- [Problem details]:
Reproduce the lines of the material exactly, excluding every image.

- [Records for this exercise]:
Start
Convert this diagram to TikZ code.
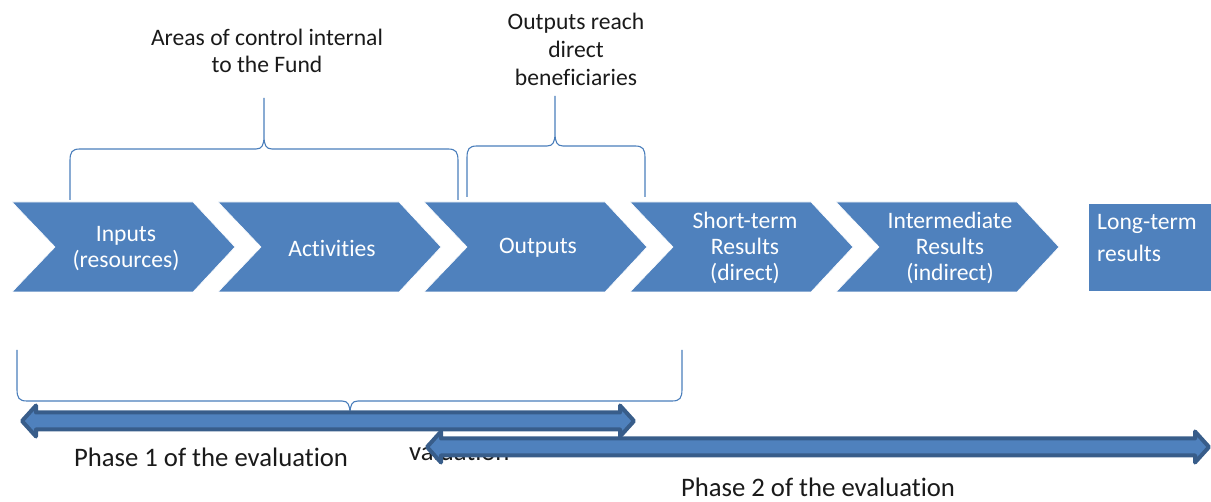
\documentclass[tikz,border=0pt]{standalone}
\usepackage{fontspec}
\setmainfont{Carlito}[Ligatures=NoCommon]
\definecolor{boxblue}{HTML}{4F81BD}
\definecolor{edgeblue}{HTML}{385D8A}
\definecolor{braceblue}{HTML}{4A7EBB}
\definecolor{txt}{HTML}{1A1A1A}
\begin{document}
\begin{tikzpicture}[x=1pt,y=-1pt,
  chev/.style={fill=boxblue,draw=white,line width=0.6pt},
  chevtext/.style={text=white,align=center,font=\fontsize{23.6}{26}\selectfont,inner sep=0pt},
  lbl/.style={text=txt,align=center,font=\fontsize{23.6}{27}\selectfont,inner sep=0pt},
  biglbl/.style={text=txt,align=center,font=\fontsize{26.7}{30}\selectfont,inner sep=0pt},
  bracel/.style={draw=braceblue,line width=1.1pt},
  dblarrow/.style={fill=boxblue,draw=edgeblue,line width=4pt,line join=round}]
\useasboundingbox (0,0) rectangle (1211,502);
% chevrons
\foreach \s in {12,218,424,630,836}{
  \path[chev] (\s,202) -- (\s+181,202) -- (\s+223,247) -- (\s+181,292) -- (\s,292) -- (\s+43,247) -- cycle;
}
\path[chev] (1088,203) rectangle (1215,291);
\node[chevtext] (inputs) at (126,249) {Inputs\\(resources)};
\node[chevtext] (activities) at (332,248) {Activities};
\node[chevtext] (outputs) at (538,248) {Outputs};
\node[chevtext] (short) at (745,248) {Short-term\\Results\\(direct)};
\node[chevtext] (inter) at (950,248) {Intermediate\\Results\\(indirect)};
\node[chevtext,align=left,anchor=north west,font=\fontsize{23.6}{32}\selectfont] (long) at (1097,214) {Long-term\\results};
% top labels
\node[lbl] (areas) at (267,51) {Areas of control internal\\to the Fund};
\node[lbl,font=\fontsize{23.6}{28}\selectfont] (reach) at (576,49) {Outputs reach\\direct\\beneficiaries};
% braces
\draw[bracel] (70,200) -- (70,161) .. controls (70,152) and (72,149) .. (80,149) -- (256,149)
  .. controls (262,149) and (264,145) .. (264,136) -- (264,98)
  (264,136) .. controls (264,145) and (266,149) .. (272,149) -- (448,149)
  .. controls (456,149) and (458,152) .. (458,161) -- (458,200);
\draw[bracel] (467,197) -- (467,158) .. controls (467,149) and (469,146) .. (477,146) -- (547,146)
  .. controls (553,146) and (555,142) .. (555,133) -- (555,96)
  (555,133) .. controls (555,142) and (557,146) .. (563,146) -- (635,146)
  .. controls (643,146) and (645,149) .. (645,158) -- (645,197);
\draw[bracel] (17,350) -- (17,389) .. controls (17,398) and (19,401) .. (27,401) -- (342,401)
  .. controls (348,401) and (350,405) .. (350,414) -- (350,425)
  (350,414) .. controls (350,405) and (352,401) .. (358,401) -- (672,401)
  .. controls (680,401) and (682,398) .. (682,389) -- (682,350);
% phase 1 arrow
\path[dblarrow] (22,421) -- (36,405.5) -- (36,412.5) -- (620,412.5) -- (620,405.5) -- (634,421)
  -- (620,436.5) -- (620,429.5) -- (36,429.5) -- (36,436.5) -- cycle;
% hidden label fragment
\node[biglbl,anchor=west] (frag) at (409,451) {valuation};
% phase 1 label with white box
\fill[white] (53,432) rectangle (409,472);
\node[biglbl] (phase1) at (211,457) {Phase 1 of the evaluation};
% phase 2 arrow
\path[dblarrow] (427,447) -- (441,431.5) -- (441,438.5) -- (1195,438.5) -- (1195,431.5) -- (1209,447)
  -- (1195,462.5) -- (1195,455.5) -- (441,455.5) -- (441,462.5) -- cycle;
\node[biglbl] (phase2) at (818,487) {Phase 2 of the evaluation};
\end{tikzpicture}
\end{document}
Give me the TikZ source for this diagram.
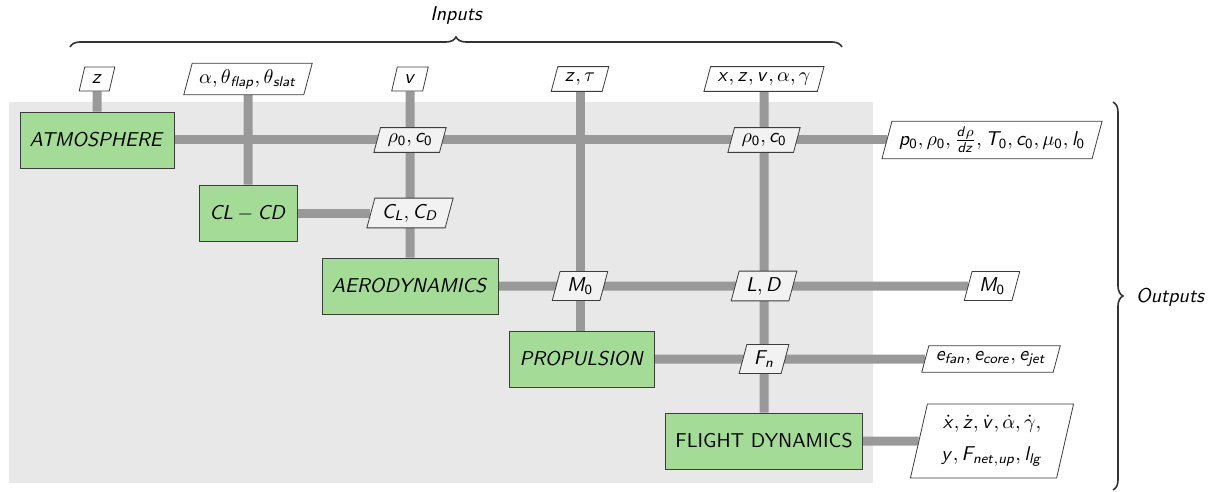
End
- [Exercise output]:
Convert this diagram to TikZ code.
\documentclass[tikz,border=0pt]{standalone}
\usepackage{fontspec}
\setmainfont{Carlito}[Ligatures=NoCommon]
\definecolor{boxblue}{HTML}{4F81BD}
\definecolor{edgeblue}{HTML}{385D8A}
\definecolor{braceblue}{HTML}{4A7EBB}
\definecolor{txt}{HTML}{1A1A1A}
\begin{document}
\begin{tikzpicture}[x=1pt,y=-1pt,
  chev/.style={fill=boxblue,draw=white,line width=0.6pt},
  chevtext/.style={text=white,align=center,font=\fontsize{23.6}{26}\selectfont,inner sep=0pt},
  lbl/.style={text=txt,align=center,font=\fontsize{23.6}{27}\selectfont,inner sep=0pt},
  biglbl/.style={text=txt,align=center,font=\fontsize{26.7}{30}\selectfont,inner sep=0pt},
  bracel/.style={draw=braceblue,line width=1.1pt},
  dblarrow/.style={fill=boxblue,draw=edgeblue,line width=4pt,line join=round}]
\useasboundingbox (0,0) rectangle (1211,502);
% chevrons
\foreach \s in {12,218,424,630,836}{
  \path[chev] (\s,202) -- (\s+181,202) -- (\s+223,247) -- (\s+181,292) -- (\s,292) -- (\s+43,247) -- cycle;
}
\path[chev] (1088,203) rectangle (1215,291);
\node[chevtext] (inputs) at (126,249) {Inputs\\(resources)};
\node[chevtext] (activities) at (332,248) {Activities};
\node[chevtext] (outputs) at (538,248) {Outputs};
\node[chevtext] (short) at (745,248) {Short-term\\Results\\(direct)};
\node[chevtext] (inter) at (950,248) {Intermediate\\Results\\(indirect)};
\node[chevtext,align=left,anchor=north west,font=\fontsize{23.6}{32}\selectfont] (long) at (1097,214) {Long-term\\results};
% top labels
\node[lbl] (areas) at (267,51) {Areas of control internal\\to the Fund};
\node[lbl,font=\fontsize{23.6}{28}\selectfont] (reach) at (576,49) {Outputs reach\\direct\\beneficiaries};
% braces
\draw[bracel] (70,200) -- (70,161) .. controls (70,152) and (72,149) .. (80,149) -- (256,149)
  .. controls (262,149) and (264,145) .. (264,136) -- (264,98)
  (264,136) .. controls (264,145) and (266,149) .. (272,149) -- (448,149)
  .. controls (456,149) and (458,152) .. (458,161) -- (458,200);
\draw[bracel] (467,197) -- (467,158) .. controls (467,149) and (469,146) .. (477,146) -- (547,146)
  .. controls (553,146) and (555,142) .. (555,133) -- (555,96)
  (555,133) .. controls (555,142) and (557,146) .. (563,146) -- (635,146)
  .. controls (643,146) and (645,149) .. (645,158) -- (645,197);
\draw[bracel] (17,350) -- (17,389) .. controls (17,398) and (19,401) .. (27,401) -- (342,401)
  .. controls (348,401) and (350,405) .. (350,414) -- (350,425)
  (350,414) .. controls (350,405) and (352,401) .. (358,401) -- (672,401)
  .. controls (680,401) and (682,398) .. (682,389) -- (682,350);
% phase 1 arrow
\path[dblarrow] (22,421) -- (36,405.5) -- (36,412.5) -- (620,412.5) -- (620,405.5) -- (634,421)
  -- (620,436.5) -- (620,429.5) -- (36,429.5) -- (36,436.5) -- cycle;
% hidden label fragment
\node[biglbl,anchor=west] (frag) at (409,451) {valuation};
% phase 1 label with white box
\fill[white] (53,432) rectangle (409,472);
\node[biglbl] (phase1) at (211,457) {Phase 1 of the evaluation};
% phase 2 arrow
\path[dblarrow] (427,447) -- (441,431.5) -- (441,438.5) -- (1195,438.5) -- (1195,431.5) -- (1209,447)
  -- (1195,462.5) -- (1195,455.5) -- (441,455.5) -- (441,462.5) -- cycle;
\node[biglbl] (phase2) at (818,487) {Phase 2 of the evaluation};
\end{tikzpicture}
\end{document}
Give me the TikZ source for this diagram.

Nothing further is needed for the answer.